Activist Saket Gokhale on Monday said the Ministry of Home Affairs told him that it had no information about a “tukde-tukde gang” in India. Gokhale had filed a Right to Information query on the matter.
Bharatiya Janata Party leaders often accuse their opponents and dissidents of being members of a “tukde tukde” gang, or a group of people trying to divide India. The BJP started using the phrase after anti-government protests at Jawaharlal Nehru University in New Delhi in 2016. Responding to the government’s reply, Gokhale said it proved that the gang was merely a figment of Home Minister Amit Shah’s imagination.
Gokhale added that he would urge the Election Commission of India to take cognisance of Shah’s use of the term in political speeches. “Home Minister Amit Shah must explain why he used this term in a rally or he should apologise publicly for lying to the people and misleading them,” the activist added.
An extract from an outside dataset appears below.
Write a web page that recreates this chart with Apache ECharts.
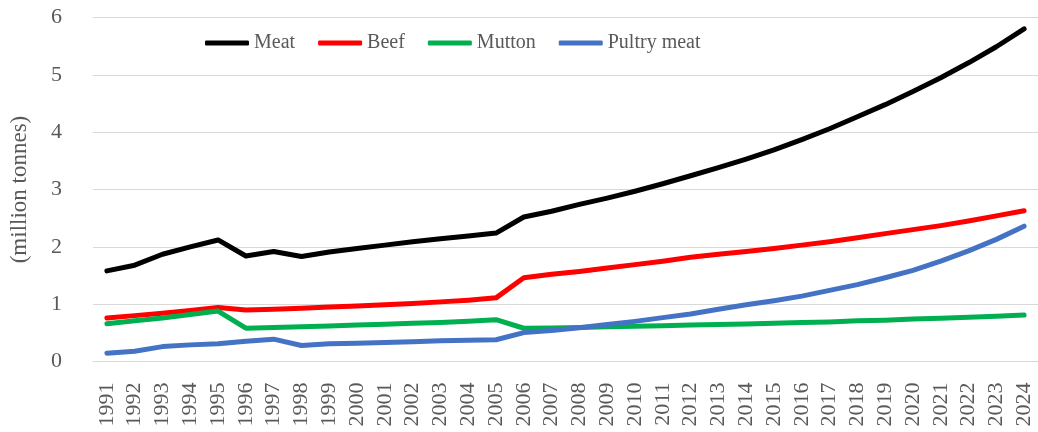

On January 6, Minister of External Affairs S Jaishankar had said there was no “tukde tukde gang” at Jawaharlal Nehru University when he was a student there. Jaishankar made the comment at a book launch in New Delhi, a day after a masked mob attacked the university’s students and teachers, injuring at least 34.
At a rally in Delhi on December 26, Amit Shah had blamed the Congress and the “tukde-tukde gang” for the nationwide protests against the Citizenship Amendment Act.
The Citizenship Amendment Act, approved by Parliament on December 11, provides citizenship to refugees from six minority religious communities from Bangladesh, Afghanistan and Pakistan. However, Muslims are excluded.